COLLOQUIUM JEROEN STIL, University of Calgary
Wann: Mi, 04.12.2024, 14:00 Uhr bis 15:30 Uhr
Wo: Hamburg Sternwarte, Gojenbergsweg 112, 21029 Hamburg, Bibliothek
Effects of Turbulent Near-Source Plasma on the Scatter in Surveys of Faraday Rotation Measure OR The Trouble with Tribble
Faraday rotation of linearly polarized radio waves in a magnetized plasma has been, for decades, the foremost important observational probe of cosmic magnetic fields from kiloparsec to megaparsec scales. The Rotation Measure Grid, a list of (mostly) extragalactic sources with measured Faraday rotation, is the starting point for much of the science from large polarization surveys with radio interferometers, including the Square Kilometre Array. With the attainable bandwidth of order 1 GHz in L-band, measurement errors of Rotation Measure (RM) are of the order of 1 rad/m2, much smaller than the scatter imposed by many astrophysical plasmas.
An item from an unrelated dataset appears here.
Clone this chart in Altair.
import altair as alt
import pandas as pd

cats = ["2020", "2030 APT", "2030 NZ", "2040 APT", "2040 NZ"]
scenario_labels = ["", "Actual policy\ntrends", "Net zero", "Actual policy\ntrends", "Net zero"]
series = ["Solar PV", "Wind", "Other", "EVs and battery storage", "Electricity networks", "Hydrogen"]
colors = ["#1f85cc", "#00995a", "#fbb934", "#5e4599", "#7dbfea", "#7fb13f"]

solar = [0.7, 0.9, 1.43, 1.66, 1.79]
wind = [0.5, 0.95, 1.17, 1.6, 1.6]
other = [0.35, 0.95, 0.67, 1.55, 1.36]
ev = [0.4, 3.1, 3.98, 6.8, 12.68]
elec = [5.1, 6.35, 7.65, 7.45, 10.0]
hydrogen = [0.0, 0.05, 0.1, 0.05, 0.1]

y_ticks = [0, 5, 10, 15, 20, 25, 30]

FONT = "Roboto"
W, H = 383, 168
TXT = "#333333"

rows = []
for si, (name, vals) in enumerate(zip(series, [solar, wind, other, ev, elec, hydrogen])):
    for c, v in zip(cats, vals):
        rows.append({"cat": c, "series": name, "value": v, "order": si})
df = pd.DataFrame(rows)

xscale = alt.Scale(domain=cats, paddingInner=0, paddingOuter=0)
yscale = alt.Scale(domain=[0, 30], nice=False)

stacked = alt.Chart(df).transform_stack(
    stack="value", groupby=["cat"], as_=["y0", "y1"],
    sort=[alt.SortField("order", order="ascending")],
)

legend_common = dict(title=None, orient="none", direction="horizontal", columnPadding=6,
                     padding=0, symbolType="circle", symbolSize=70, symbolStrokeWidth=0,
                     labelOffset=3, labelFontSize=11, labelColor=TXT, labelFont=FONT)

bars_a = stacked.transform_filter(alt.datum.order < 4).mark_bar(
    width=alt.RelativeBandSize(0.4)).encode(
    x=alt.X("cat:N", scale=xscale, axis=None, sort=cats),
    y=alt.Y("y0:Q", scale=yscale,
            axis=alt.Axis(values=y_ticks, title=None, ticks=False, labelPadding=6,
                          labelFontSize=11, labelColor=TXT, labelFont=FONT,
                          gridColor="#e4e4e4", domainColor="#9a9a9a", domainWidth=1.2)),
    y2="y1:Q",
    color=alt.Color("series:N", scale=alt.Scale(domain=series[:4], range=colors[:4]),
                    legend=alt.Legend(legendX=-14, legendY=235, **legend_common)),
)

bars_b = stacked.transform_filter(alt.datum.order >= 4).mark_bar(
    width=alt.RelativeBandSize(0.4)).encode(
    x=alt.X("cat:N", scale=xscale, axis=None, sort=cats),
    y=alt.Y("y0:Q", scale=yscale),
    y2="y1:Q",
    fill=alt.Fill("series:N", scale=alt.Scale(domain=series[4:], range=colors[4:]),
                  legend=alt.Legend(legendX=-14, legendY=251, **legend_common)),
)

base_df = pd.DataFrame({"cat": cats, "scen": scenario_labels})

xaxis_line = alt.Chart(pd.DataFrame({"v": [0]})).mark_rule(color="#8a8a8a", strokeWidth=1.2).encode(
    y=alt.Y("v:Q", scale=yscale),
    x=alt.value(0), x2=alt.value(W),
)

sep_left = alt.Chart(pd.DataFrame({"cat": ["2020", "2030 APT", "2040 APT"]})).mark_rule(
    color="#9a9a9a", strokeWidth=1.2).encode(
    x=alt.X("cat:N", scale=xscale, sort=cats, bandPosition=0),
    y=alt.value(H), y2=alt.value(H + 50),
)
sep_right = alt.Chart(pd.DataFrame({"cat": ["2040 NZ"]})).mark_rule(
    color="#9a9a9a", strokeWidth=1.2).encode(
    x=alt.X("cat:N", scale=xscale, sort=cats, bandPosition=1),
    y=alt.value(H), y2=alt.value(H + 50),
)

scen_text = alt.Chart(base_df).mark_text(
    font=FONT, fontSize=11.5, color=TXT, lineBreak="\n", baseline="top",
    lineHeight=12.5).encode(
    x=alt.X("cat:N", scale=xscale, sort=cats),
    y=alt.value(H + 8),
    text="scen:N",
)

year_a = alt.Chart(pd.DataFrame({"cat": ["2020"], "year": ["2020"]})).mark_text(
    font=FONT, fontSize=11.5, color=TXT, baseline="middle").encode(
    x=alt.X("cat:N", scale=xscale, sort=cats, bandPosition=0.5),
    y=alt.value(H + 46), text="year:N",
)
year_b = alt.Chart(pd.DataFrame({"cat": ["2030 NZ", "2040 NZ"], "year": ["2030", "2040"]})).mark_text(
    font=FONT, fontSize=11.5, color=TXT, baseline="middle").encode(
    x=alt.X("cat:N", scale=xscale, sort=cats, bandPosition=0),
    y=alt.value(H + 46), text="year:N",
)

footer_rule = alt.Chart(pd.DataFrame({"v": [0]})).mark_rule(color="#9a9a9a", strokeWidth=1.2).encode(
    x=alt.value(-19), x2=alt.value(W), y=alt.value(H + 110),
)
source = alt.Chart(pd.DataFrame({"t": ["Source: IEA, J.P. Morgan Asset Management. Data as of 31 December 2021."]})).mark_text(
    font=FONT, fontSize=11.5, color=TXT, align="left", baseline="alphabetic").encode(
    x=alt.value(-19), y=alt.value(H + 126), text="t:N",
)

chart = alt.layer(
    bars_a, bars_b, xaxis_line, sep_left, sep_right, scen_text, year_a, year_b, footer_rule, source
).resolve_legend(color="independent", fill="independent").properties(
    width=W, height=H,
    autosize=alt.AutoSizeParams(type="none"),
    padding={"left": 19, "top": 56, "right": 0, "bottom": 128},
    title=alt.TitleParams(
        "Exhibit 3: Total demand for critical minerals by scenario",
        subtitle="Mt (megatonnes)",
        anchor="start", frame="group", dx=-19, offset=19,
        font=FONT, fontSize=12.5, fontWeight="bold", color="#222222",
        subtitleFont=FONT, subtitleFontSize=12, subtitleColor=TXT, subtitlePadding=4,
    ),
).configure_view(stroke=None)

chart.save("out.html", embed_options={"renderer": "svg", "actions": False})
Faraday rotation of a turbulent plasma with structures on a range of scales that are smaller than the beam, imposes not only depolarization, but also scatter in Rotation Measure, referred to as RM jitter. This RM jitter is a form of scatter in the RM grid that depends on the amplitude and slope of the power spectrum of structure in the plasma, but also on the observed wavelength range. Models of this kind can reproduce higher RM scatter for sources that are less polarized, as recently observed in the POSSUM survey by Vanderwoude et al. (2024). They also provide a new framework for the interpretation of polarimetry of radio sources over bandwidths of a few GHz, for example when combining data from the THOR and GLOSTAR surveys. New? Such models were already examined by Tribble (1991)!